Wetzel Board Stands Firm
Members of the Wetzel County Board of Education on Monday reiterated their stance to not take action in regard to the school placement of Wetzel County special needs student.
The parents of the student, Roy Stevens, had previously asked the board to allow their son, a special needs student, to continue attending Hundred High School after he had a positive experience there during the last school year.
However, district policy requires severely affected special needs students from Hundred, Valley and Paden City high schools to be placed at Magnolia High School.
In response, Hundred students last month protested in front of their school in support of Stevens. Stevens’ parents and siblings, as well as Hundred classmates, pleaded his case to the school board at several meetings.
Stevens’ parents withdrew him from Wetzel County Schools on Sept. 9, just a day before he would have met the maximum number of truancy days.
During Monday’s meeting at Long Drain School, Wetzel County Board of Education Mike Blair emphasized to the supporters in attendance that by law, school boards cannot interfere with the Individualized Education Program put into place by the student’s teachers, service providers and parents.
“IEP decisions are made by IEP teams alone,” Blair said. “If the parent is dissatisfied of the decision by an IEP team, there are multiple legal avenues for the parents to pursue, but in no case can a school board override or direct an IEP team to do anything. We hope this statement sets the record straight.”
Several community members continued showed their support for Stevens during the meeting, whether it be through signs or T-shirts. Several individuals also spoke to the board in support of Stevens, including his mother, Karen.

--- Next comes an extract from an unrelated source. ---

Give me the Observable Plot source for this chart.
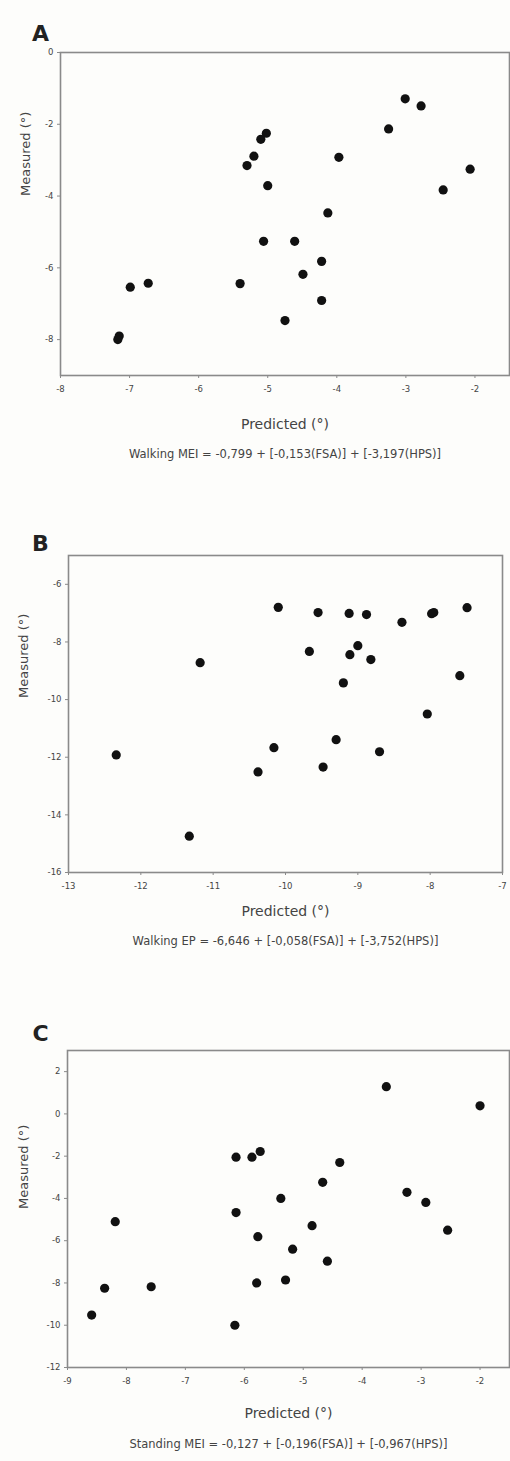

Karen Stevens said the family was not a part of Roy’s IEP as they had been in past years. She asked the board to reconsider the district’s centralized education program.
“The board of education is not responsible for Roy’s IEP, but they are responsible for running a centralized program. Look at these programs and see what they do to people who are forced into them when it is no longer good for them,” she said. “You talked tonight of so many updates, so many improvements and so much money to be spent … can we have a little bit of it to update a situation for these kids when your programs no longer works for them?”
In other board of education matters, Treasurer Jeff Lancaster announced Monday night that the board has a budget surplus of $2,938,000. Lancaster suggested the board would be able to grant several of the requests made by the county’s schools, such as possibly the request for electrical upgrades, which was made by Long Drain School. Lancaster said Wetzel County Schools has increased technology countywide but “needs to catch up with electrical upgrades.” Lancaster said the board would discuss the schools’ requests within the next couple of months.
Lancaster credited the budget surplus to the excess levy which is passed by voters. Lancaster said the Marcellus and Utica gas production has beneffited the county. However, when the school receives money via taxes, the state aid decreases. “This Utica and Marcellus really doesn’t do much for us without the excess levy,” Lancaster said.